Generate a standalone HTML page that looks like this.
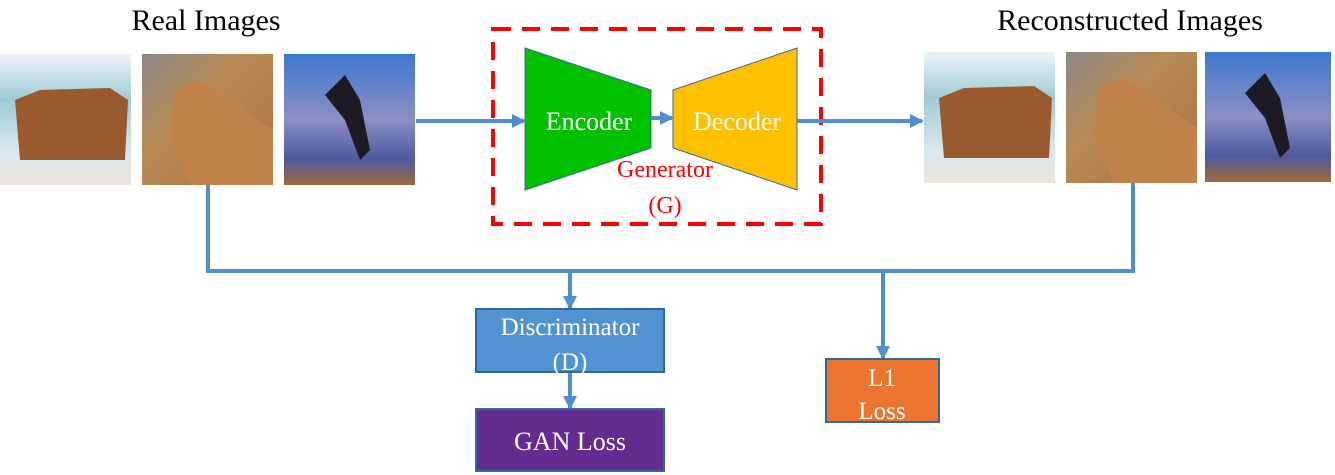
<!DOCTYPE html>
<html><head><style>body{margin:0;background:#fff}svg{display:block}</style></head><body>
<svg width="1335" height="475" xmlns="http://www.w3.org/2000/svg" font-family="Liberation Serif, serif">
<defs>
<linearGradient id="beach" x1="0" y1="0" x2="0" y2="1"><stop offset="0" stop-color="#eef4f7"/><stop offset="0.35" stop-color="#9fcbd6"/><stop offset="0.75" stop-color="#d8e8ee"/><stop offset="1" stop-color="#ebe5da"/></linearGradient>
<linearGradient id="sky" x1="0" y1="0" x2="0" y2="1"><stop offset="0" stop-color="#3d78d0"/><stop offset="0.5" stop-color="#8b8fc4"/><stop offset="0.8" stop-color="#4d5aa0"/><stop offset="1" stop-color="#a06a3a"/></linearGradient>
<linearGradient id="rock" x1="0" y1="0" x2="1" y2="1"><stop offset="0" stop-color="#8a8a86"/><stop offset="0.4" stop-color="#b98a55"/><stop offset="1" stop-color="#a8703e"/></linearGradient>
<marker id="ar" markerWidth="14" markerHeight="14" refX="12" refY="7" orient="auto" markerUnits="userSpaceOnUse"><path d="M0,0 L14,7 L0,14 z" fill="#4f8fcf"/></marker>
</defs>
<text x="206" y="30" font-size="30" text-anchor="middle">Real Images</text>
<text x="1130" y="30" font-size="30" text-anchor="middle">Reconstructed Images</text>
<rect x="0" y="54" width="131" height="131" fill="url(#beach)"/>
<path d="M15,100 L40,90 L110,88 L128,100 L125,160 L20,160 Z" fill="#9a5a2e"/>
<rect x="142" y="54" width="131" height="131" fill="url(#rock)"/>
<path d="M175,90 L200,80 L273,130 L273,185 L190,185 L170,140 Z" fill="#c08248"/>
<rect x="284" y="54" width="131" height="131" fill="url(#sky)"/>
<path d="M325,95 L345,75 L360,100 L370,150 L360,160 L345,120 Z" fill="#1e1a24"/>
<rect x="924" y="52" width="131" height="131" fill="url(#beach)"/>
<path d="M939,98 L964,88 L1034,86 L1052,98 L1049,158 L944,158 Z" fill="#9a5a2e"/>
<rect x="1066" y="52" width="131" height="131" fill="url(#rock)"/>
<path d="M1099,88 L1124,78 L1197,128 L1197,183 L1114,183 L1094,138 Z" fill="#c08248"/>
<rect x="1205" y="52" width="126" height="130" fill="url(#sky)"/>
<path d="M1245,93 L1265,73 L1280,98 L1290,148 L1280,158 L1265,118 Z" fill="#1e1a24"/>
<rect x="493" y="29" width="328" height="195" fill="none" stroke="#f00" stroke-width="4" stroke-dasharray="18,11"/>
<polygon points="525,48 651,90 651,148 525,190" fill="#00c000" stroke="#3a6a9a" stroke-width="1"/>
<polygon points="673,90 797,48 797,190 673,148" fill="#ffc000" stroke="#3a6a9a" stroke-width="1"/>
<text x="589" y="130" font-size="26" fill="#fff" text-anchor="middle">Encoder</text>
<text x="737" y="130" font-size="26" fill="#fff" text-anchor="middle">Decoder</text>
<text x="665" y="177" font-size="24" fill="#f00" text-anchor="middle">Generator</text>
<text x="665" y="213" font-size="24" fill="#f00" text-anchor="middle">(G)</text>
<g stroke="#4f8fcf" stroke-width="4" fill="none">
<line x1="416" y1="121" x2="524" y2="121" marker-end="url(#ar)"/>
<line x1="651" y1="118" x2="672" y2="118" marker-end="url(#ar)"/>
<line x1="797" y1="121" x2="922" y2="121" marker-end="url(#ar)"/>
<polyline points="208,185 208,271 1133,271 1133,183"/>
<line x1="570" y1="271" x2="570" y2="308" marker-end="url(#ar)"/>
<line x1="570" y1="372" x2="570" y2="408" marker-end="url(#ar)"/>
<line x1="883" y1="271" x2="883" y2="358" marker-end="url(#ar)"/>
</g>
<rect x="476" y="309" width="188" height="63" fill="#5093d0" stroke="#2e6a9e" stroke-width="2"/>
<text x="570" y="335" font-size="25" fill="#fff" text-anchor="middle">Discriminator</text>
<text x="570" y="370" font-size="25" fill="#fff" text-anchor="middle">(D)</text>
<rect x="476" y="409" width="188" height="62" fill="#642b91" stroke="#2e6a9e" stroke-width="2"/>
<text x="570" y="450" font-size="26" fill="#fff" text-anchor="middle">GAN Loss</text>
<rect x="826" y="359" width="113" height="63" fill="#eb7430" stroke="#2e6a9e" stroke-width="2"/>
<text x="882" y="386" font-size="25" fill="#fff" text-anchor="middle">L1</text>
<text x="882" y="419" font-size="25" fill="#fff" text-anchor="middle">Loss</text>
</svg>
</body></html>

++++

What this task involves — Reproduce the listing word for word and omit its pictures.

Answer —
Generate a standalone HTML page that looks like this.
<!DOCTYPE html>
<html><head><style>body{margin:0;background:#fff}svg{display:block}</style></head><body>
<svg width="1335" height="475" xmlns="http://www.w3.org/2000/svg" font-family="Liberation Serif, serif">
<defs>
<linearGradient id="beach" x1="0" y1="0" x2="0" y2="1"><stop offset="0" stop-color="#eef4f7"/><stop offset="0.35" stop-color="#9fcbd6"/><stop offset="0.75" stop-color="#d8e8ee"/><stop offset="1" stop-color="#ebe5da"/></linearGradient>
<linearGradient id="sky" x1="0" y1="0" x2="0" y2="1"><stop offset="0" stop-color="#3d78d0"/><stop offset="0.5" stop-color="#8b8fc4"/><stop offset="0.8" stop-color="#4d5aa0"/><stop offset="1" stop-color="#a06a3a"/></linearGradient>
<linearGradient id="rock" x1="0" y1="0" x2="1" y2="1"><stop offset="0" stop-color="#8a8a86"/><stop offset="0.4" stop-color="#b98a55"/><stop offset="1" stop-color="#a8703e"/></linearGradient>
<marker id="ar" markerWidth="14" markerHeight="14" refX="12" refY="7" orient="auto" markerUnits="userSpaceOnUse"><path d="M0,0 L14,7 L0,14 z" fill="#4f8fcf"/></marker>
</defs>
<text x="206" y="30" font-size="30" text-anchor="middle">Real Images</text>
<text x="1130" y="30" font-size="30" text-anchor="middle">Reconstructed Images</text>
<rect x="0" y="54" width="131" height="131" fill="url(#beach)"/>
<path d="M15,100 L40,90 L110,88 L128,100 L125,160 L20,160 Z" fill="#9a5a2e"/>
<rect x="142" y="54" width="131" height="131" fill="url(#rock)"/>
<path d="M175,90 L200,80 L273,130 L273,185 L190,185 L170,140 Z" fill="#c08248"/>
<rect x="284" y="54" width="131" height="131" fill="url(#sky)"/>
<path d="M325,95 L345,75 L360,100 L370,150 L360,160 L345,120 Z" fill="#1e1a24"/>
<rect x="924" y="52" width="131" height="131" fill="url(#beach)"/>
<path d="M939,98 L964,88 L1034,86 L1052,98 L1049,158 L944,158 Z" fill="#9a5a2e"/>
<rect x="1066" y="52" width="131" height="131" fill="url(#rock)"/>
<path d="M1099,88 L1124,78 L1197,128 L1197,183 L1114,183 L1094,138 Z" fill="#c08248"/>
<rect x="1205" y="52" width="126" height="130" fill="url(#sky)"/>
<path d="M1245,93 L1265,73 L1280,98 L1290,148 L1280,158 L1265,118 Z" fill="#1e1a24"/>
<rect x="493" y="29" width="328" height="195" fill="none" stroke="#f00" stroke-width="4" stroke-dasharray="18,11"/>
<polygon points="525,48 651,90 651,148 525,190" fill="#00c000" stroke="#3a6a9a" stroke-width="1"/>
<polygon points="673,90 797,48 797,190 673,148" fill="#ffc000" stroke="#3a6a9a" stroke-width="1"/>
<text x="589" y="130" font-size="26" fill="#fff" text-anchor="middle">Encoder</text>
<text x="737" y="130" font-size="26" fill="#fff" text-anchor="middle">Decoder</text>
<text x="665" y="177" font-size="24" fill="#f00" text-anchor="middle">Generator</text>
<text x="665" y="213" font-size="24" fill="#f00" text-anchor="middle">(G)</text>
<g stroke="#4f8fcf" stroke-width="4" fill="none">
<line x1="416" y1="121" x2="524" y2="121" marker-end="url(#ar)"/>
<line x1="651" y1="118" x2="672" y2="118" marker-end="url(#ar)"/>
<line x1="797" y1="121" x2="922" y2="121" marker-end="url(#ar)"/>
<polyline points="208,185 208,271 1133,271 1133,183"/>
<line x1="570" y1="271" x2="570" y2="308" marker-end="url(#ar)"/>
<line x1="570" y1="372" x2="570" y2="408" marker-end="url(#ar)"/>
<line x1="883" y1="271" x2="883" y2="358" marker-end="url(#ar)"/>
</g>
<rect x="476" y="309" width="188" height="63" fill="#5093d0" stroke="#2e6a9e" stroke-width="2"/>
<text x="570" y="335" font-size="25" fill="#fff" text-anchor="middle">Discriminator</text>
<text x="570" y="370" font-size="25" fill="#fff" text-anchor="middle">(D)</text>
<rect x="476" y="409" width="188" height="62" fill="#642b91" stroke="#2e6a9e" stroke-width="2"/>
<text x="570" y="450" font-size="26" fill="#fff" text-anchor="middle">GAN Loss</text>
<rect x="826" y="359" width="113" height="63" fill="#eb7430" stroke="#2e6a9e" stroke-width="2"/>
<text x="882" y="386" font-size="25" fill="#fff" text-anchor="middle">L1</text>
<text x="882" y="419" font-size="25" fill="#fff" text-anchor="middle">Loss</text>
</svg>
</body></html>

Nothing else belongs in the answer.